Financial coaching demand isn't consistent year-round—January surges with New Year's resolutions, summer quiets as clients travel, and Q4 brings pre-tax-year scrambles. If you're not planning your marketing, service offerings, and capacity around these patterns, you're leaving money on the table. Here's how to turn seasonality into predictable revenue.
The Seasonal Reality for Financial Coaches
Most financial coaches see 40–60% of annual revenue concentrate in Q1 (January–March) and Q4 (October–December). January dominates because of New Year's goal-setting—clients want debt payoff plans, budget overhauls, and investment strategies. Q4 captures people finalizing tax strategies, maximizing retirement contributions, and planning for the coming year.
Summer (June–August) typically shows the steepest drop. Families vacation, decision-making slows, and people delay big financial commitments. Spring and fall sit in the middle: modest demand with occasional spikes around tax deadlines or school-year expenses.
Understanding this rhythm lets you build revenue consistency instead of scrambling during dead zones.
Map Out Your Peak Windows
Don't wait until December to plan for January. Start your Q1 preparation by October.
Identify your three biggest revenue drivers:
- Service type: Are one-on-one coaching packages, group workshops, or debt-elimination programs your breadwinners?
- Client segment: Do busy professionals, parents managing family finances, or pre-retirees generate the most leads?
- Price point: Track which service level (e.g., $150/month starter plans vs. $800+ premium packages) converts best during peak seasons.
For Q1, plan campaigns 6–8 weeks ahead. Build email sequences starting late November highlighting New Year transformations. Create landing pages for specific pain points (holiday debt recovery, 2025 savings goals, tax planning). Budget 30–40% of your annual marketing spend for January–March.

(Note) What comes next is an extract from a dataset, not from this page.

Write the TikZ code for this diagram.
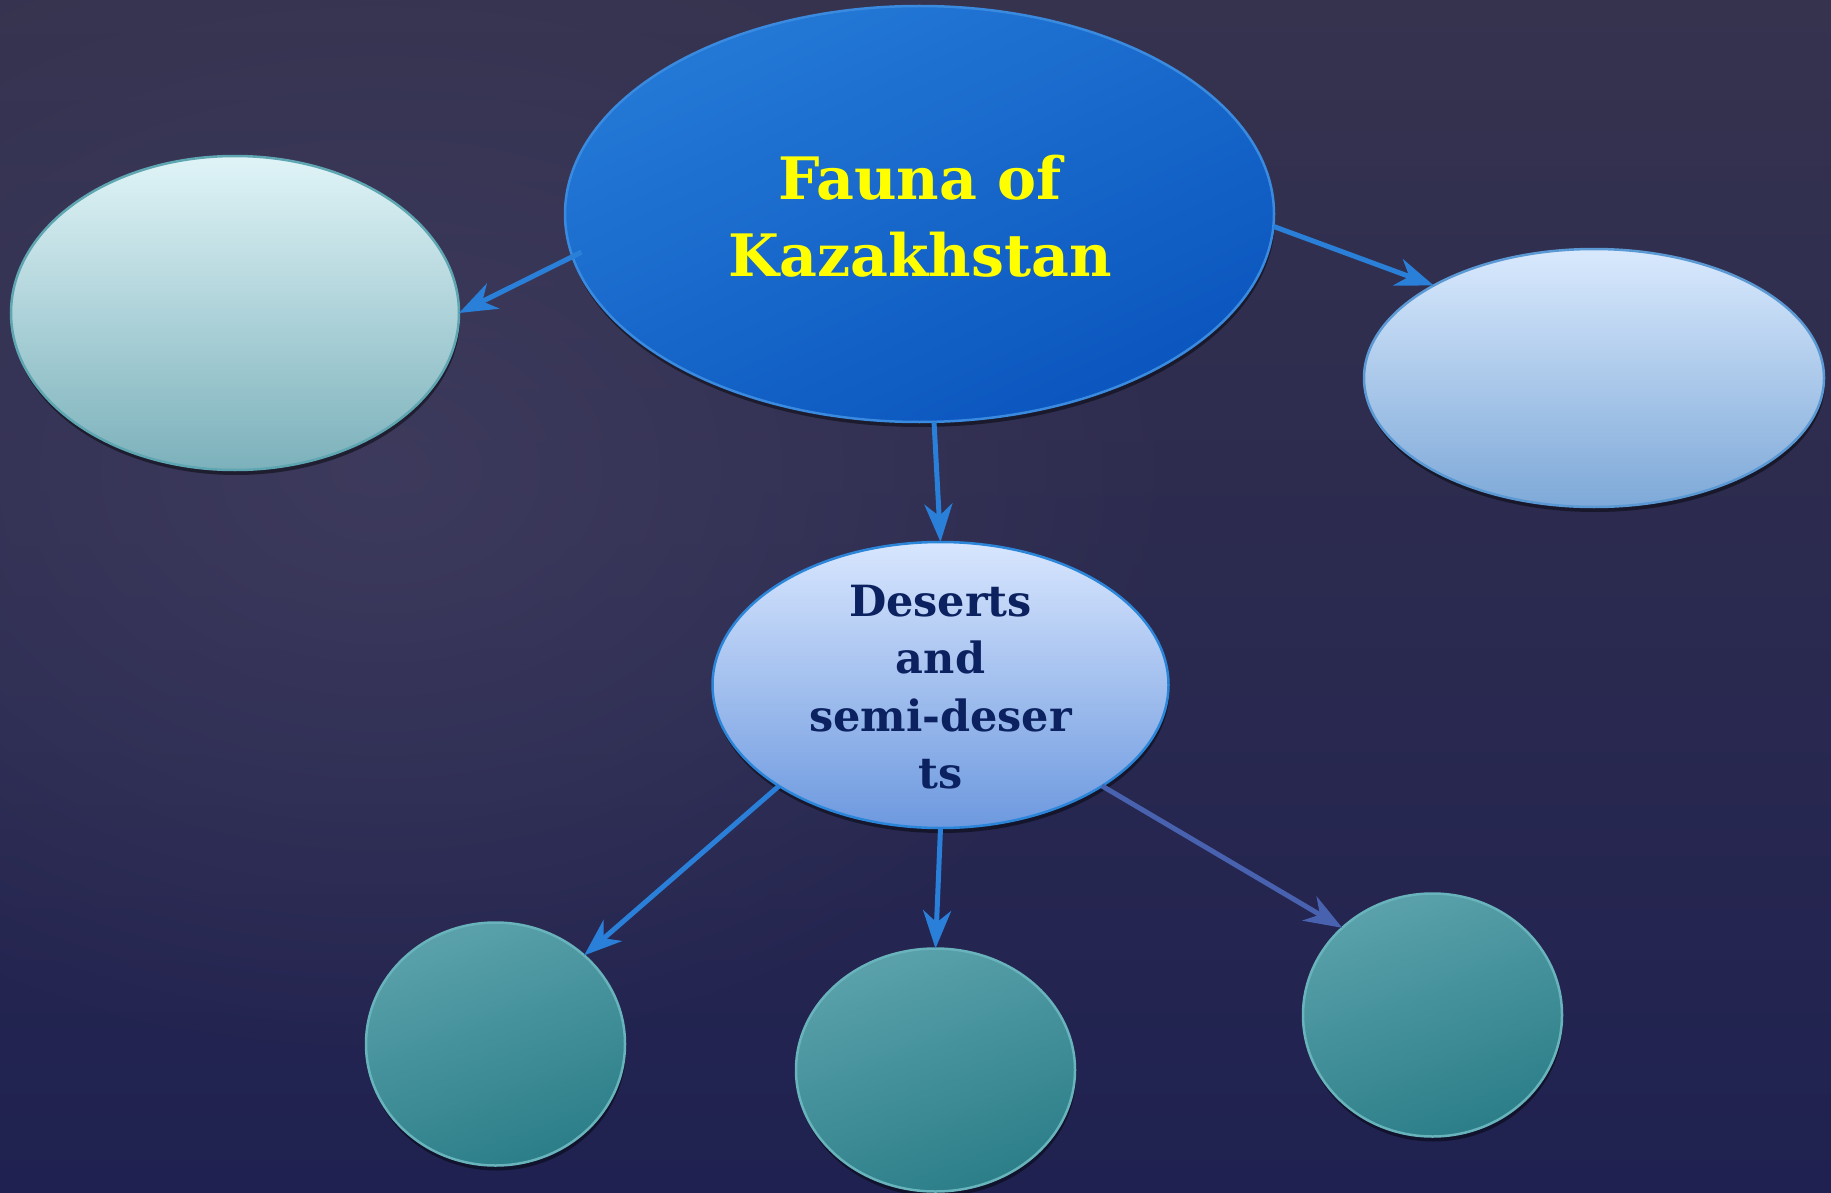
\documentclass[tikz,border=0pt]{standalone}
\usepackage{fontspec}
\newfontfamily\dvs{DejaVu Serif}
\usetikzlibrary{shapes.geometric,arrows.meta,shadows,fadings}
\definecolor{bgtop}{HTML}{36334F}
\definecolor{bgbot}{HTML}{1F2150}
\definecolor{bgglow}{HTML}{413E60}
\definecolor{mainTop}{HTML}{2479D6}
\definecolor{mainBot}{HTML}{0A55BE}
\definecolor{mainLine}{HTML}{3A8AE0}
\definecolor{leftTop}{HTML}{E0F4F7}
\definecolor{leftBot}{HTML}{7CB1BB}
\definecolor{leftLine}{HTML}{5EA6B1}
\definecolor{rightTop}{HTML}{D9E9FD}
\definecolor{rightBot}{HTML}{7EA9D8}
\definecolor{rightLine}{HTML}{5B99D4}
\definecolor{midTop}{HTML}{D8E6FE}
\definecolor{midBot}{HTML}{6D99DF}
\definecolor{midLine}{HTML}{2B86DA}
\definecolor{botTop}{HTML}{5AA1AB}
\definecolor{botBot}{HTML}{2B7E88}
\definecolor{botLine}{HTML}{69B4BC}
\definecolor{arrowBlue}{HTML}{2A7FD8}
\definecolor{arrowSlate}{HTML}{4862B0}
\definecolor{titleYellow}{HTML}{FFFF00}
\definecolor{midText}{HTML}{0C2260}
\tikzfading[name=glowfade, inner color=transparent!0, outer color=transparent!100]
\begin{document}
\begin{tikzpicture}[x=1pt,y=-1pt,
  bub/.style={ellipse, inner sep=0pt, outer sep=0pt, line width=2.5pt,
    drop shadow={shadow xshift=1pt, shadow yshift=-5pt, opacity=0.45, fill=black}},
  mainbub/.style={bub, draw=mainLine, top color=mainTop, bottom color=mainBot, shading angle=25,
    minimum width=709pt, minimum height=416pt},
  leftbub/.style={bub, draw=leftLine, top color=leftTop, bottom color=leftBot,
    minimum width=448pt, minimum height=314pt},
  rightbub/.style={bub, draw=rightLine, top color=rightTop, bottom color=rightBot,
    minimum width=460pt, minimum height=258pt},
  midbub/.style={bub, draw=midLine, top color=midTop, bottom color=midBot,
    minimum width=456pt, minimum height=286pt},
  botbub/.style={bub, draw=botLine, top color=botTop, bottom color=botBot, shading angle=20,
    minimum width=259pt, minimum height=243pt},
  titletext/.style={align=center, text=titleYellow, inner sep=0pt,
    font=\dvs\bfseries\fontsize{58.5}{77}\selectfont},
  midtextstyle/.style={align=center, text=midText, inner sep=0pt,
    font=\dvs\bfseries\fontsize{43}{57.5}\selectfont},
  conn/.style={line width=5pt, draw=arrowBlue,
    -{Stealth[length=38pt, width=28pt, inset=12pt]}},
]
\useasboundingbox (0,0) rectangle (1831,1193);
% background
\shade[top color=bgtop, bottom color=bgbot] (0,0) rectangle (1831,1193);
\fill[bgglow, path fading=glowfade, fill opacity=0.8] (380,470) ellipse [x radius=820, y radius=600];

% nodes
\node[mainbub] (main) at (919.5,214) {};
\node[leftbub] (left) at (235,313) {};
\node[rightbub] (right) at (1594,378) {};
\node[midbub] (mid) at (940.5,685) {};
\node[botbub] (bl) at (495.5,1044) {};
\node[botbub, minimum width=279pt] (bm) at (935.5,1070) {};
\node[botbub] (br) at (1432.5,1015) {};

\node[titletext] (title) at (920,216) {Fauna of\\Kazakhstan};
\node[midtextstyle] (midlabel) at (940.5,687) {Deserts\\and\\semi-deser\\ts};

% connectors
\draw[conn, shorten <=-10pt] (main.187) -- (left.0);
\draw[conn] (main.-2.5) -- (right.150.5);
\draw[conn] (main.274.6) -- (mid.90);
\draw[conn] (mid.212.5) -- (bl.45.4);
\draw[conn] (mid.270) -- (bm.90);
\draw[conn, draw=arrowSlate] (mid.-32.7) -- (br.136.9);
\end{tikzpicture}
\end{document}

Create Seasonal Service Bundles
Rather than offering the same packages year-round, adjust your offerings to match demand patterns.
January bundles might include:
- 12-week intensive debt payoff coaching ($1,500–$3,000)
- New Year financial reset packages with monthly check-ins ($800–$1,200/quarter)
- Goal-setting workshops (group format at $97–$197 per person)
Q4 offerings should focus on:
- Tax strategy consultations ($250–$500 per session)
- Year-end portfolio reviews for investors
- Retirement contribution planning packages
Summer strategies:
- Offer lighter-touch services (monthly check-ins, group webinars) at lower price points ($99–$299/month)
- Bundle vacation planning with financial wellness ("Afford Your Dream Trip" mini-courses)
- Run group workshops on specific topics (kids' financial literacy, side-hustle taxes) to maintain visibility without heavy one-on-one commitment
Bundling creates perceived value and helps you maintain revenue during slower months.
Build Your Off-Season Moat
Slow seasons aren't dead zones—they're leverage points.
Use June–August to:
- Systematize your delivery: Document your coaching methodology, create templates, build worksheets. A documented process means you can scale faster when Q4 demand hits.
- Develop new offerings: Create a $47–$97 digital product (budget template, debt payoff calculator, investment primer) that sells passively and builds your email list.
- Nurture existing clients: Run group accountability challenges, send value-packed newsletters, and deepen relationships. Referrals from satisfied clients often convert better than cold outreach.
- Test new marketing channels: If Q4 traffic is competitive on paid ads, summer is the time to experiment with lower-cost channels—podcast guesting, LinkedIn strategy posts, or affiliate partnerships.
Listing your services on Mercoly during slower seasons helps you stay visible to people researching financial coaching year-round, capturing leads during the gaps and building momentum before peak demand hits.
Staffing and Capacity Planning
Peak seasons require capacity decisions. Can you handle a 50% revenue increase, or do you need support?
Consider:
- Virtual assistants ($800–$1,500/month) for admin, scheduling, and client onboarding during Q1 and Q4
- Contractor coaches brought in part-time to handle overflow (typically 20–40% commission or $50–$100/hour)
- Group coaching models to increase client capacity without proportional time increases
Plan these hires by September for Q4 and August for Q1.
Frequently Asked Questions
Q: Should I raise prices during peak season? You can, but gradually. Lock in current clients at existing rates, then introduce higher pricing for new Q1 packages in November. A 10–15% increase during peak demand is realistic if your positioning justifies it.
Q: How do I prevent summer revenue collapse? Build a 6-month retainer client base, create passive revenue streams (templates, courses), and run low-cost group programs during slower months. Retainer clients provide predictable baseline revenue year-round.
Q: What's the best month to launch a new coaching program? August–September is ideal. You have time to refine positioning, build landing pages, and warm up your audience before Q4 demand accelerates.
Get ahead of the seasonal curve—map your peaks now and structure your business to capitalize on them.